## Exercise objective
Pictures within the data are to be left out; everything else must be reproduced exactly.

========================

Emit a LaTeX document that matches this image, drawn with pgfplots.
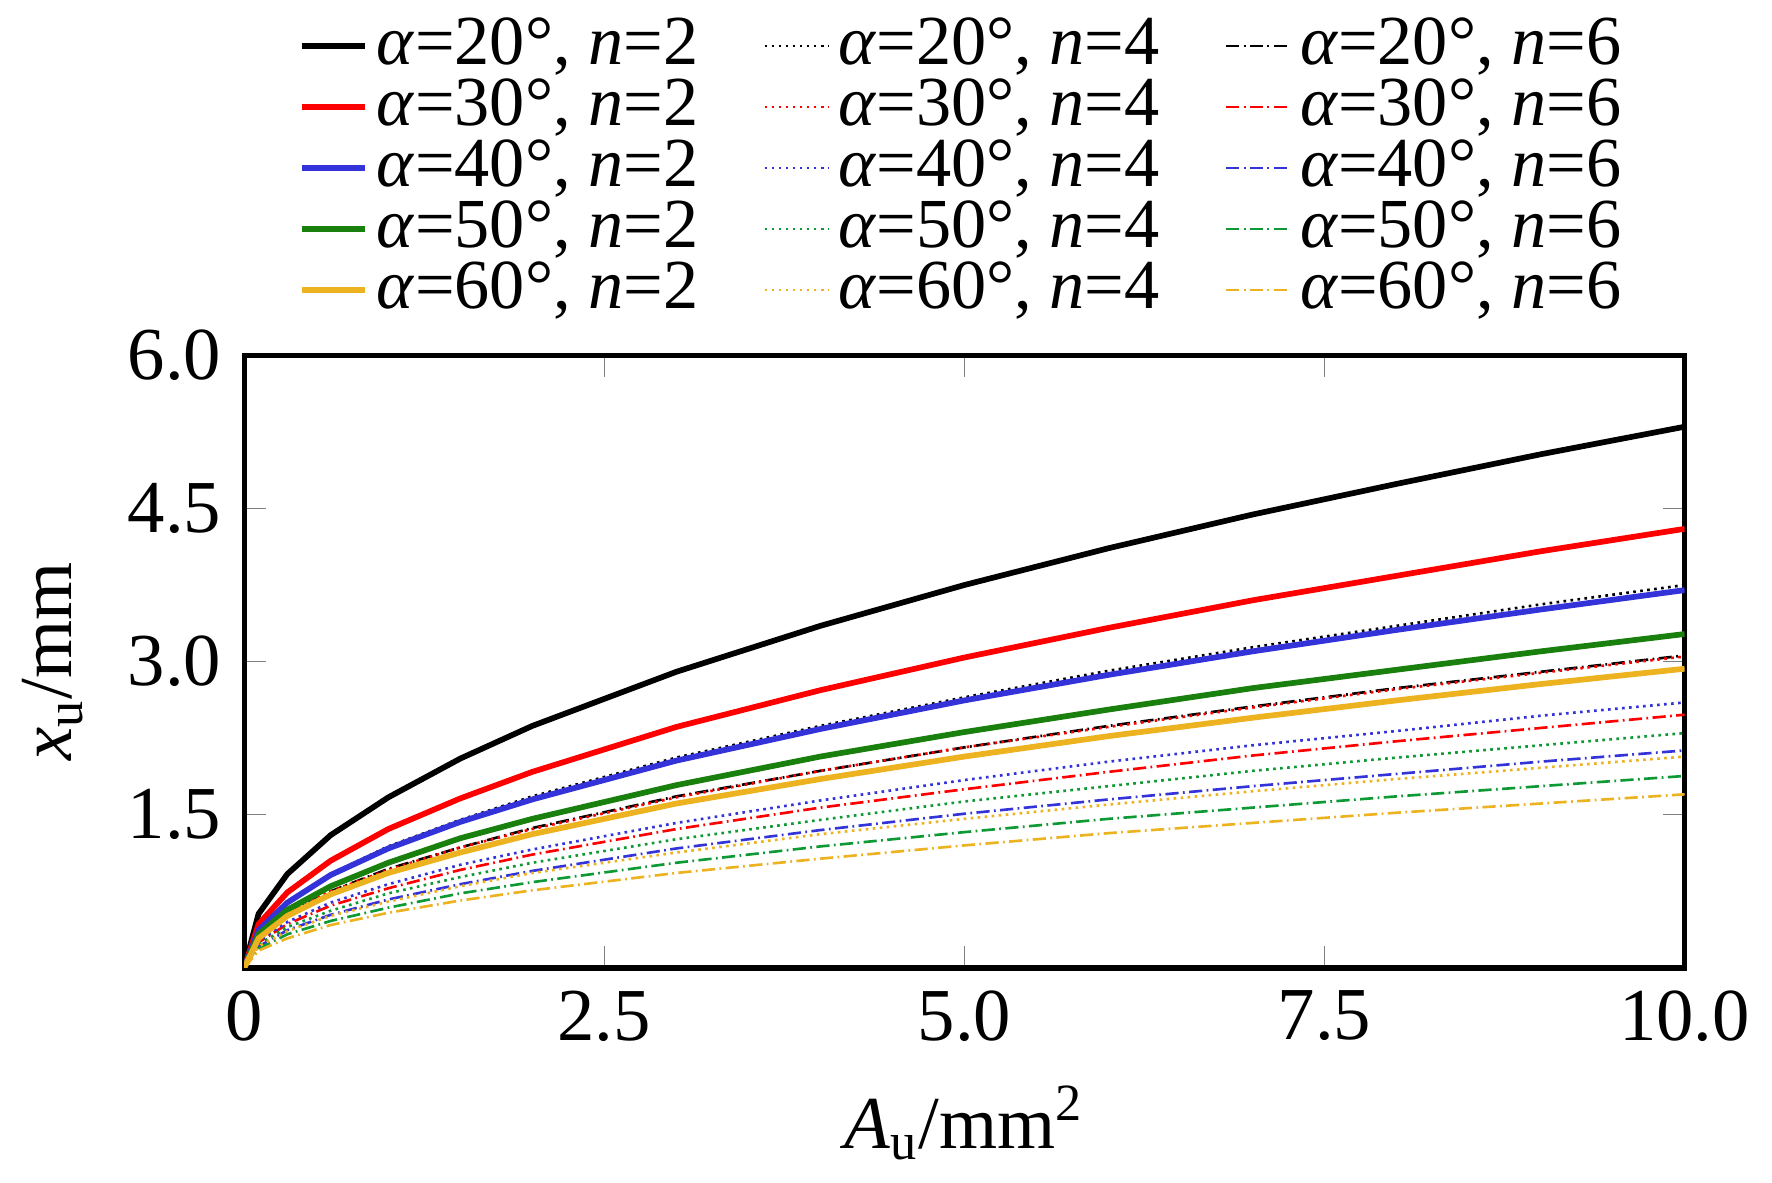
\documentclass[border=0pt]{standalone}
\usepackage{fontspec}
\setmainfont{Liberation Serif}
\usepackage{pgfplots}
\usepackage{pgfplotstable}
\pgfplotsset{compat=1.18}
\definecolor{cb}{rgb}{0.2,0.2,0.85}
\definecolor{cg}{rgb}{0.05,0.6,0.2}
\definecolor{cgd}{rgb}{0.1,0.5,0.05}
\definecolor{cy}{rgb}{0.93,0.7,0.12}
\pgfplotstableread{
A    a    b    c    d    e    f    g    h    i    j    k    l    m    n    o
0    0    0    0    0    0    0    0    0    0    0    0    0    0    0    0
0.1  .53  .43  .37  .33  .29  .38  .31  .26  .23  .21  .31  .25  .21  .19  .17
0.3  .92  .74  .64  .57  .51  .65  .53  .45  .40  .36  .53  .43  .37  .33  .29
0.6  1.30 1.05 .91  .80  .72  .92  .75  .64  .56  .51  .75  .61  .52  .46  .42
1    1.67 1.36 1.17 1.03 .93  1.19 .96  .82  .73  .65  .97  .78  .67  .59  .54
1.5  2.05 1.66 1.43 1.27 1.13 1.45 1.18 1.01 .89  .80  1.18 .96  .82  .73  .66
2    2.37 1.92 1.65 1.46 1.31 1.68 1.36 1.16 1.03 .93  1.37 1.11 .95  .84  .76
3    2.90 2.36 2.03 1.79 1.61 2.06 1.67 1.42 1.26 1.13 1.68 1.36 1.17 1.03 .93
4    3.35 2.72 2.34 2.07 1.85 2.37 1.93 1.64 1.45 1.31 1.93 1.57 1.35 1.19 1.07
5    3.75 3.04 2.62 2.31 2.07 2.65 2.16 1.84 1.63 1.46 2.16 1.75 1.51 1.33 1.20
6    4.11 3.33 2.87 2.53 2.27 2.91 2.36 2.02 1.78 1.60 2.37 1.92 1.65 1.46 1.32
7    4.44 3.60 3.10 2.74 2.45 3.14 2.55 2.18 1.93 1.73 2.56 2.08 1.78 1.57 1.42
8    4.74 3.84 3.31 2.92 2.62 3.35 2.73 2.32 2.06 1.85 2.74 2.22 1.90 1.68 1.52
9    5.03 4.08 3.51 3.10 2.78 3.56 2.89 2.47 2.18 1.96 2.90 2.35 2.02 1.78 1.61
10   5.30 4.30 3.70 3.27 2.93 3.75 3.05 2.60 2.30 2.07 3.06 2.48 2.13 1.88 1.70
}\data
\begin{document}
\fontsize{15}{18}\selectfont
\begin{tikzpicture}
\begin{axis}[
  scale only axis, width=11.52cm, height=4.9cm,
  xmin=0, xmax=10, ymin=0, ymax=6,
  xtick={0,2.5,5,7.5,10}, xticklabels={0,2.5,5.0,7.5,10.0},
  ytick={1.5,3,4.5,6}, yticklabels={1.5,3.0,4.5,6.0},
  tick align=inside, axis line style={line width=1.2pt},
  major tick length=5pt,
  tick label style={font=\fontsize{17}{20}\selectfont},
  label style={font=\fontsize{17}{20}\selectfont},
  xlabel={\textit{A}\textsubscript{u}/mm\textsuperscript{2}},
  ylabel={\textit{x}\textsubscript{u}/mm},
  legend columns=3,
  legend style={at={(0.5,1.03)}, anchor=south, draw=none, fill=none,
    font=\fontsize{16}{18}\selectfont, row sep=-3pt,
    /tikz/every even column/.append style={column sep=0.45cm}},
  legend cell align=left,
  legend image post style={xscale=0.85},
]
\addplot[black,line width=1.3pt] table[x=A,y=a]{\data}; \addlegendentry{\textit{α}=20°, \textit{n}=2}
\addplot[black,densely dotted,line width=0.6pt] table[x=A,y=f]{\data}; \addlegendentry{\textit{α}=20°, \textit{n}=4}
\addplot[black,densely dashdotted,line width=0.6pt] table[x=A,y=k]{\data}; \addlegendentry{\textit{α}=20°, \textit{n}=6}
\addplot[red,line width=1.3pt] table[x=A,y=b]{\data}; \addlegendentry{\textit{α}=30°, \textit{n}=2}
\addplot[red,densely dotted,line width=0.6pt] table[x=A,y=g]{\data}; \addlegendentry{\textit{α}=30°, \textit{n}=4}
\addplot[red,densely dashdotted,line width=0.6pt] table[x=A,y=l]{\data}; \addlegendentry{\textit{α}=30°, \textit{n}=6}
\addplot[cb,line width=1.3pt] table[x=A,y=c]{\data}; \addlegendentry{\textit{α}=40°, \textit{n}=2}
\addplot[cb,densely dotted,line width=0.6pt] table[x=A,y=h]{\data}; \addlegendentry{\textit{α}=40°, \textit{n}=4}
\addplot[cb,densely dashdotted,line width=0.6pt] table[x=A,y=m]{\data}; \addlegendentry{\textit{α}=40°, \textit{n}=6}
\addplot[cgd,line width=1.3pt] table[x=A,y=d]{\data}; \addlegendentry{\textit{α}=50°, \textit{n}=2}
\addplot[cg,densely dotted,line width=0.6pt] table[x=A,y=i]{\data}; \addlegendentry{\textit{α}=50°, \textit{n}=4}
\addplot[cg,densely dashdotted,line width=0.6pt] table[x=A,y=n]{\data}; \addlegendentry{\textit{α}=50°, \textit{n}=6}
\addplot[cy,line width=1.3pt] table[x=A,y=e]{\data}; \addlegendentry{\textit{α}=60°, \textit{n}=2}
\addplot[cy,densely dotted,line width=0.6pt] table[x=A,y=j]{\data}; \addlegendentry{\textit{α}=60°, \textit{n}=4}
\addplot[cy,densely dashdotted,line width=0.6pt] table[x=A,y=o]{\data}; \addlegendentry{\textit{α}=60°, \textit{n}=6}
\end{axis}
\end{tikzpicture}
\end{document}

========================

## Answer in full
Emit a LaTeX document that matches this image, drawn with pgfplots.
\documentclass[border=0pt]{standalone}
\usepackage{fontspec}
\setmainfont{Liberation Serif}
\usepackage{pgfplots}
\usepackage{pgfplotstable}
\pgfplotsset{compat=1.18}
\definecolor{cb}{rgb}{0.2,0.2,0.85}
\definecolor{cg}{rgb}{0.05,0.6,0.2}
\definecolor{cgd}{rgb}{0.1,0.5,0.05}
\definecolor{cy}{rgb}{0.93,0.7,0.12}
\pgfplotstableread{
A    a    b    c    d    e    f    g    h    i    j    k    l    m    n    o
0    0    0    0    0    0    0    0    0    0    0    0    0    0    0    0
0.1  .53  .43  .37  .33  .29  .38  .31  .26  .23  .21  .31  .25  .21  .19  .17
0.3  .92  .74  .64  .57  .51  .65  .53  .45  .40  .36  .53  .43  .37  .33  .29
0.6  1.30 1.05 .91  .80  .72  .92  .75  .64  .56  .51  .75  .61  .52  .46  .42
1    1.67 1.36 1.17 1.03 .93  1.19 .96  .82  .73  .65  .97  .78  .67  .59  .54
1.5  2.05 1.66 1.43 1.27 1.13 1.45 1.18 1.01 .89  .80  1.18 .96  .82  .73  .66
2    2.37 1.92 1.65 1.46 1.31 1.68 1.36 1.16 1.03 .93  1.37 1.11 .95  .84  .76
3    2.90 2.36 2.03 1.79 1.61 2.06 1.67 1.42 1.26 1.13 1.68 1.36 1.17 1.03 .93
4    3.35 2.72 2.34 2.07 1.85 2.37 1.93 1.64 1.45 1.31 1.93 1.57 1.35 1.19 1.07
5    3.75 3.04 2.62 2.31 2.07 2.65 2.16 1.84 1.63 1.46 2.16 1.75 1.51 1.33 1.20
6    4.11 3.33 2.87 2.53 2.27 2.91 2.36 2.02 1.78 1.60 2.37 1.92 1.65 1.46 1.32
7    4.44 3.60 3.10 2.74 2.45 3.14 2.55 2.18 1.93 1.73 2.56 2.08 1.78 1.57 1.42
8    4.74 3.84 3.31 2.92 2.62 3.35 2.73 2.32 2.06 1.85 2.74 2.22 1.90 1.68 1.52
9    5.03 4.08 3.51 3.10 2.78 3.56 2.89 2.47 2.18 1.96 2.90 2.35 2.02 1.78 1.61
10   5.30 4.30 3.70 3.27 2.93 3.75 3.05 2.60 2.30 2.07 3.06 2.48 2.13 1.88 1.70
}\data
\begin{document}
\fontsize{15}{18}\selectfont
\begin{tikzpicture}
\begin{axis}[
  scale only axis, width=11.52cm, height=4.9cm,
  xmin=0, xmax=10, ymin=0, ymax=6,
  xtick={0,2.5,5,7.5,10}, xticklabels={0,2.5,5.0,7.5,10.0},
  ytick={1.5,3,4.5,6}, yticklabels={1.5,3.0,4.5,6.0},
  tick align=inside, axis line style={line width=1.2pt},
  major tick length=5pt,
  tick label style={font=\fontsize{17}{20}\selectfont},
  label style={font=\fontsize{17}{20}\selectfont},
  xlabel={\textit{A}\textsubscript{u}/mm\textsuperscript{2}},
  ylabel={\textit{x}\textsubscript{u}/mm},
  legend columns=3,
  legend style={at={(0.5,1.03)}, anchor=south, draw=none, fill=none,
    font=\fontsize{16}{18}\selectfont, row sep=-3pt,
    /tikz/every even column/.append style={column sep=0.45cm}},
  legend cell align=left,
  legend image post style={xscale=0.85},
]
\addplot[black,line width=1.3pt] table[x=A,y=a]{\data}; \addlegendentry{\textit{α}=20°, \textit{n}=2}
\addplot[black,densely dotted,line width=0.6pt] table[x=A,y=f]{\data}; \addlegendentry{\textit{α}=20°, \textit{n}=4}
\addplot[black,densely dashdotted,line width=0.6pt] table[x=A,y=k]{\data}; \addlegendentry{\textit{α}=20°, \textit{n}=6}
\addplot[red,line width=1.3pt] table[x=A,y=b]{\data}; \addlegendentry{\textit{α}=30°, \textit{n}=2}
\addplot[red,densely dotted,line width=0.6pt] table[x=A,y=g]{\data}; \addlegendentry{\textit{α}=30°, \textit{n}=4}
\addplot[red,densely dashdotted,line width=0.6pt] table[x=A,y=l]{\data}; \addlegendentry{\textit{α}=30°, \textit{n}=6}
\addplot[cb,line width=1.3pt] table[x=A,y=c]{\data}; \addlegendentry{\textit{α}=40°, \textit{n}=2}
\addplot[cb,densely dotted,line width=0.6pt] table[x=A,y=h]{\data}; \addlegendentry{\textit{α}=40°, \textit{n}=4}
\addplot[cb,densely dashdotted,line width=0.6pt] table[x=A,y=m]{\data}; \addlegendentry{\textit{α}=40°, \textit{n}=6}
\addplot[cgd,line width=1.3pt] table[x=A,y=d]{\data}; \addlegendentry{\textit{α}=50°, \textit{n}=2}
\addplot[cg,densely dotted,line width=0.6pt] table[x=A,y=i]{\data}; \addlegendentry{\textit{α}=50°, \textit{n}=4}
\addplot[cg,densely dashdotted,line width=0.6pt] table[x=A,y=n]{\data}; \addlegendentry{\textit{α}=50°, \textit{n}=6}
\addplot[cy,line width=1.3pt] table[x=A,y=e]{\data}; \addlegendentry{\textit{α}=60°, \textit{n}=2}
\addplot[cy,densely dotted,line width=0.6pt] table[x=A,y=j]{\data}; \addlegendentry{\textit{α}=60°, \textit{n}=4}
\addplot[cy,densely dashdotted,line width=0.6pt] table[x=A,y=o]{\data}; \addlegendentry{\textit{α}=60°, \textit{n}=6}
\end{axis}
\end{tikzpicture}
\end{document}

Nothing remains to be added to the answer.